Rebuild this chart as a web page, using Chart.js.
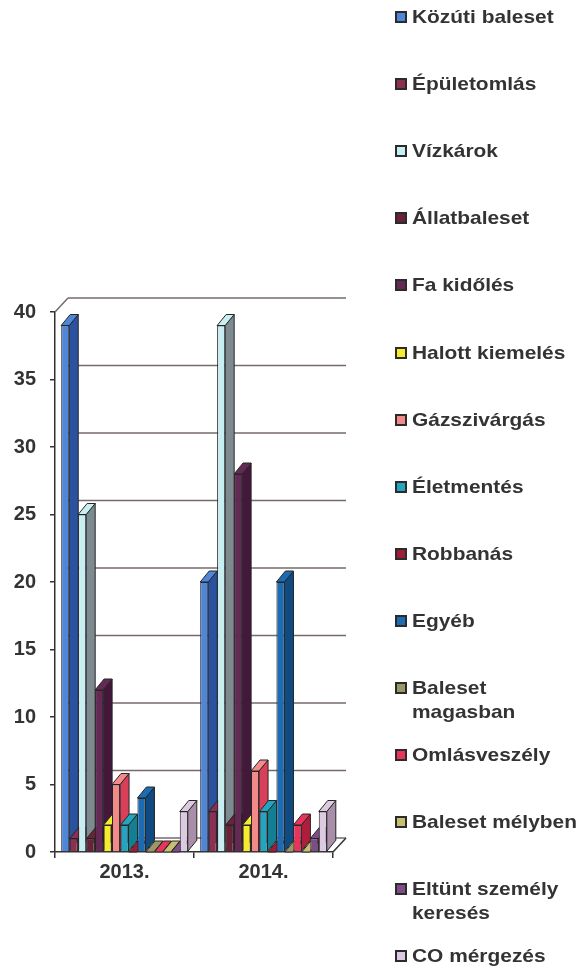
<!DOCTYPE html>
<html>
<head>
<meta charset="utf-8">
<script src="https://cdn.jsdelivr.net/npm/chart.js@4.4.1/dist/chart.umd.min.js"></script>
<style>
  html, body { margin: 0; padding: 0; background: #fff; }
  #wrap { position: relative; width: 579px; height: 969px; overflow: hidden; }
  #chart { position: absolute; left: 0; top: 0; }
  #legend { position: absolute; left: 0; top: 0; width: 579px; height: 969px; }
  .item { position: absolute; left: 395px; font: bold 19px "Liberation Sans", Arial, sans-serif; color: #333; line-height: 24px; }
  .box { position: absolute; left: 0; top: 6px; width: 8px; height: 8px; border: 2px solid #2b2b2b; }
  .txt { position: absolute; left: 17px; top: 0; white-space: pre; transform: scaleX(1.1); transform-origin: 0 0; }
</style>
</head>
<body>
<div id="wrap">
  <canvas id="chart" width="579" height="969"></canvas>
  <div id="legend"></div>
</div>
<script>
// adatok
const categories = ['2013.', '2014.'];
const seriesNames = [
  'Közúti baleset', 'Épületomlás', 'Vízkárok', 'Állatbaleset', 'Fa kidőlés',
  'Halott kiemelés', 'Gázszivárgás', 'Életmentés', 'Robbanás', 'Egyéb',
  'Baleset magasban', 'Omlásveszély', 'Baleset mélyben', 'Eltünt személy keresés', 'CO mérgezés'
];
const values2013 = [39, 1, 25, 1, 12, 2, 5, 2, 0, 4, 0, 0, 0, 0, 3];
const values2014 = [20, 3, 39, 2, 28, 2, 6, 3, 0, 20, 0, 2, 0, 1, 3];
const yMax = 40;
const yStep = 5;

// színek (elülső lap / oldallap)
const frontColors = [
  '#4f86d8', '#8c2f50', '#c9eef2', '#6a2238', '#642a55',
  '#f4ec2c', '#f28a8a', '#22a6c0', '#9c1c3a', '#1c6cb4',
  '#9a9868', '#e8345a', '#c4c070', '#7e4c86', '#dccbe0'
];
const sideColors = [
  '#2b52a0', '#5e1c34', '#7d8a90', '#421425', '#44183a',
  '#b8a818', '#d8405a', '#137f92', '#6a1026', '#0f4a82',
  '#6e6c48', '#b01c3c', '#8e8a48', '#55305c', '#a88ea8'
];

const DX = 9, DY = 11;        // oszlop mélység
const WX = 13, WY = 14;       // hátfal eltolás
const FONT = '"Liberation Sans", Arial, sans-serif';

// 3D hatás: hátfal rácsvonalai, oszlopok oldala és teteje
const depthPlugin = {
  id: 'depth',
  beforeDatasetsDraw(chart) {
    const ctx = chart.ctx;
    const area = chart.chartArea;
    const ys = chart.scales.y;
    ctx.save();
    ctx.strokeStyle = '#786a6b';
    ctx.lineWidth = 1.5;
    ys.ticks.forEach(t => {
      const py = ys.getPixelForValue(t.value);
      ctx.beginPath();
      ctx.moveTo(area.left + WX, py - WY);
      ctx.lineTo(area.right + WX, py - WY);
      ctx.stroke();
    });
    ctx.beginPath();
    ctx.moveTo(area.left, area.top);
    ctx.lineTo(area.left + WX, area.top - WY);
    ctx.stroke();
    ctx.strokeStyle = '#333';
    ctx.beginPath();
    ctx.moveTo(area.right, area.bottom);
    ctx.lineTo(area.right + WX, area.bottom - WY);
    ctx.stroke();

    ctx.lineWidth = 1;
    ctx.strokeStyle = '#262626';
    chart.data.datasets.forEach((ds, i) => {
      const meta = chart.getDatasetMeta(i);
      meta.data.forEach(bar => {
        const p = bar.getProps(['x', 'y', 'base', 'width'], true);
        const l = p.x - p.width / 2, r = p.x + p.width / 2;
        // oldallap
        ctx.fillStyle = sideColors[i];
        ctx.beginPath();
        ctx.moveTo(r, p.y);
        ctx.lineTo(r + DX, p.y - DY);
        ctx.lineTo(r + DX, p.base - DY);
        ctx.lineTo(r, p.base);
        ctx.closePath();
        ctx.fill();
        ctx.stroke();
        // tető
        ctx.fillStyle = frontColors[i];
        ctx.beginPath();
        ctx.moveTo(l, p.y);
        ctx.lineTo(l + DX, p.y - DY);
        ctx.lineTo(r + DX, p.y - DY);
        ctx.lineTo(r, p.y);
        ctx.closePath();
        ctx.fill();
        ctx.stroke();
      });
    });
    ctx.restore();
  }
};

const chart = new Chart(document.getElementById('chart'), {
  type: 'bar',
  data: {
    labels: categories,
    datasets: seriesNames.map((name, i) => ({
      label: name,
      data: [values2013[i], values2014[i]],
      backgroundColor: frontColors[i],
      borderColor: '#262626',
      borderWidth: 1,
      categoryPercentage: 0.914,
      barPercentage: 0.95
    }))
  },
  options: {
    responsive: false,
    animation: false,
    devicePixelRatio: 1,
    layout: { padding: { top: 312, right: 246, left: 0, bottom: 0 } },
    plugins: { legend: { display: false }, tooltip: { enabled: false } },
    scales: {
      x: {
        afterFit(scale) { scale.height = 117; },
        grid: { drawOnChartArea: false, tickLength: 6, color: '#333', lineWidth: 1.5 },
        border: { color: '#333', width: 1.5 },
        ticks: { color: '#333', padding: 2, font: { family: FONT, size: 20, weight: 'bold' } }
      },
      y: {
        min: 0,
        max: yMax,
        afterFit(scale) { scale.width = 55; },
        grid: { drawOnChartArea: false, tickLength: 5, color: '#333', lineWidth: 1.5 },
        border: { color: '#333', width: 1.5 },
        ticks: { stepSize: yStep, color: '#333', padding: 14, font: { family: FONT, size: 20, weight: 'bold' } }
      }
    }
  },
  plugins: [depthPlugin]
});

// jelmagyarázat
const legendBox = document.getElementById('legend');
chart.data.datasets.forEach((ds, i) => {
  let text = ds.label;
  if (text.length > 15) {
    const k = text.lastIndexOf(' ');
    text = text.slice(0, k) + '\n' + text.slice(k + 1);
  }
  const item = document.createElement('div');
  item.className = 'item';
  item.style.top = (17 + i * 67.1 - 12) + 'px';
  const box = document.createElement('div');
  box.className = 'box';
  box.style.background = ds.backgroundColor;
  const txt = document.createElement('div');
  txt.className = 'txt';
  txt.textContent = text;
  item.appendChild(box);
  item.appendChild(txt);
  legendBox.appendChild(item);
});
</script>
</body>
</html>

DESCRIPTION OF THE TASK
Make an exact copy of the data above, pictures excluded.

SOLUTION TO THE PROBLEM
Rebuild this chart as a web page, using Chart.js.
<!DOCTYPE html>
<html>
<head>
<meta charset="utf-8">
<script src="https://cdn.jsdelivr.net/npm/chart.js@4.4.1/dist/chart.umd.min.js"></script>
<style>
  html, body { margin: 0; padding: 0; background: #fff; }
  #wrap { position: relative; width: 579px; height: 969px; overflow: hidden; }
  #chart { position: absolute; left: 0; top: 0; }
  #legend { position: absolute; left: 0; top: 0; width: 579px; height: 969px; }
  .item { position: absolute; left: 395px; font: bold 19px "Liberation Sans", Arial, sans-serif; color: #333; line-height: 24px; }
  .box { position: absolute; left: 0; top: 6px; width: 8px; height: 8px; border: 2px solid #2b2b2b; }
  .txt { position: absolute; left: 17px; top: 0; white-space: pre; transform: scaleX(1.1); transform-origin: 0 0; }
</style>
</head>
<body>
<div id="wrap">
  <canvas id="chart" width="579" height="969"></canvas>
  <div id="legend"></div>
</div>
<script>
// adatok
const categories = ['2013.', '2014.'];
const seriesNames = [
  'Közúti baleset', 'Épületomlás', 'Vízkárok', 'Állatbaleset', 'Fa kidőlés',
  'Halott kiemelés', 'Gázszivárgás', 'Életmentés', 'Robbanás', 'Egyéb',
  'Baleset magasban', 'Omlásveszély', 'Baleset mélyben', 'Eltünt személy keresés', 'CO mérgezés'
];
const values2013 = [39, 1, 25, 1, 12, 2, 5, 2, 0, 4, 0, 0, 0, 0, 3];
const values2014 = [20, 3, 39, 2, 28, 2, 6, 3, 0, 20, 0, 2, 0, 1, 3];
const yMax = 40;
const yStep = 5;

// színek (elülső lap / oldallap)
const frontColors = [
  '#4f86d8', '#8c2f50', '#c9eef2', '#6a2238', '#642a55',
  '#f4ec2c', '#f28a8a', '#22a6c0', '#9c1c3a', '#1c6cb4',
  '#9a9868', '#e8345a', '#c4c070', '#7e4c86', '#dccbe0'
];
const sideColors = [
  '#2b52a0', '#5e1c34', '#7d8a90', '#421425', '#44183a',
  '#b8a818', '#d8405a', '#137f92', '#6a1026', '#0f4a82',
  '#6e6c48', '#b01c3c', '#8e8a48', '#55305c', '#a88ea8'
];

const DX = 9, DY = 11;        // oszlop mélység
const WX = 13, WY = 14;       // hátfal eltolás
const FONT = '"Liberation Sans", Arial, sans-serif';

// 3D hatás: hátfal rácsvonalai, oszlopok oldala és teteje
const depthPlugin = {
  id: 'depth',
  beforeDatasetsDraw(chart) {
    const ctx = chart.ctx;
    const area = chart.chartArea;
    const ys = chart.scales.y;
    ctx.save();
    ctx.strokeStyle = '#786a6b';
    ctx.lineWidth = 1.5;
    ys.ticks.forEach(t => {
      const py = ys.getPixelForValue(t.value);
      ctx.beginPath();
      ctx.moveTo(area.left + WX, py - WY);
      ctx.lineTo(area.right + WX, py - WY);
      ctx.stroke();
    });
    ctx.beginPath();
    ctx.moveTo(area.left, area.top);
    ctx.lineTo(area.left + WX, area.top - WY);
    ctx.stroke();
    ctx.strokeStyle = '#333';
    ctx.beginPath();
    ctx.moveTo(area.right, area.bottom);
    ctx.lineTo(area.right + WX, area.bottom - WY);
    ctx.stroke();

    ctx.lineWidth = 1;
    ctx.strokeStyle = '#262626';
    chart.data.datasets.forEach((ds, i) => {
      const meta = chart.getDatasetMeta(i);
      meta.data.forEach(bar => {
        const p = bar.getProps(['x', 'y', 'base', 'width'], true);
        const l = p.x - p.width / 2, r = p.x + p.width / 2;
        // oldallap
        ctx.fillStyle = sideColors[i];
        ctx.beginPath();
        ctx.moveTo(r, p.y);
        ctx.lineTo(r + DX, p.y - DY);
        ctx.lineTo(r + DX, p.base - DY);
        ctx.lineTo(r, p.base);
        ctx.closePath();
        ctx.fill();
        ctx.stroke();
        // tető
        ctx.fillStyle = frontColors[i];
        ctx.beginPath();
        ctx.moveTo(l, p.y);
        ctx.lineTo(l + DX, p.y - DY);
        ctx.lineTo(r + DX, p.y - DY);
        ctx.lineTo(r, p.y);
        ctx.closePath();
        ctx.fill();
        ctx.stroke();
      });
    });
    ctx.restore();
  }
};

const chart = new Chart(document.getElementById('chart'), {
  type: 'bar',
  data: {
    labels: categories,
    datasets: seriesNames.map((name, i) => ({
      label: name,
      data: [values2013[i], values2014[i]],
      backgroundColor: frontColors[i],
      borderColor: '#262626',
      borderWidth: 1,
      categoryPercentage: 0.914,
      barPercentage: 0.95
    }))
  },
  options: {
    responsive: false,
    animation: false,
    devicePixelRatio: 1,
    layout: { padding: { top: 312, right: 246, left: 0, bottom: 0 } },
    plugins: { legend: { display: false }, tooltip: { enabled: false } },
    scales: {
      x: {
        afterFit(scale) { scale.height = 117; },
        grid: { drawOnChartArea: false, tickLength: 6, color: '#333', lineWidth: 1.5 },
        border: { color: '#333', width: 1.5 },
        ticks: { color: '#333', padding: 2, font: { family: FONT, size: 20, weight: 'bold' } }
      },
      y: {
        min: 0,
        max: yMax,
        afterFit(scale) { scale.width = 55; },
        grid: { drawOnChartArea: false, tickLength: 5, color: '#333', lineWidth: 1.5 },
        border: { color: '#333', width: 1.5 },
        ticks: { stepSize: yStep, color: '#333', padding: 14, font: { family: FONT, size: 20, weight: 'bold' } }
      }
    }
  },
  plugins: [depthPlugin]
});

// jelmagyarázat
const legendBox = document.getElementById('legend');
chart.data.datasets.forEach((ds, i) => {
  let text = ds.label;
  if (text.length > 15) {
    const k = text.lastIndexOf(' ');
    text = text.slice(0, k) + '\n' + text.slice(k + 1);
  }
  const item = document.createElement('div');
  item.className = 'item';
  item.style.top = (17 + i * 67.1 - 12) + 'px';
  const box = document.createElement('div');
  box.className = 'box';
  box.style.background = ds.backgroundColor;
  const txt = document.createElement('div');
  txt.className = 'txt';
  txt.textContent = text;
  item.appendChild(box);
  item.appendChild(txt);
  legendBox.appendChild(item);
});
</script>
</body>
</html>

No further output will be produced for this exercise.